On the supply side, flood-related disruptions led to lower crop outturns, which not only dented the food exports but also deteriorated the commodity import outlook.
Similarly, workers’ remittances also declined during the the first half of FY 2022-23.
In addition to the global economic slowdown, increase in the use of informal channels also affected remittances flows to the Country.
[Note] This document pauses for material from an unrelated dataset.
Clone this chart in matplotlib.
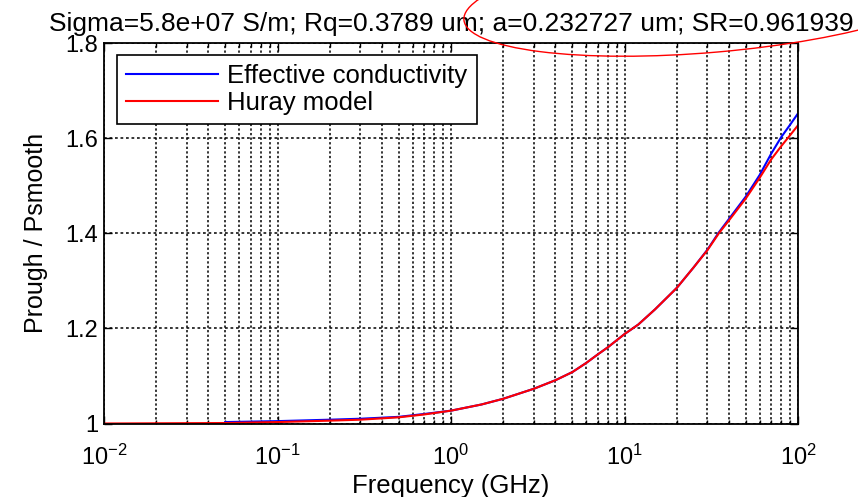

However, the decline in exports and remittances was more than offset by a much larger fall in imports during the the first half of FY23, leading to a notable decline in current account deficit (CAD).
Despite this improvement in the Current Account Deficit (CAD), the report notes that the dearth of financial inflows led to decline in FX reserves during the the first half of FY23.
In addition to the delays in the disbursements of the IMF tranches and the political uncertainty in the country, higher net FX outflows on account of scheduled debt repayments and disinvestments added to external account pressures.
The combined effect of these developments, in the backdrop of US dollar’s appreciation against a basket of global currencies, led to PKR depreciation during the the first half of FY23.
At the end, the report features a Special Section on the opportunities and challenges in Pakistan’s software-led IT exports and technology start-ups.
While highlighting Country’s small share in global IT exports and negligible domestic software usage, the special section sheds light on the enabling policies that have facilitated growth in this space and some of the critical gaps that are to be addressed, if recent growth in this sector is to be sustained.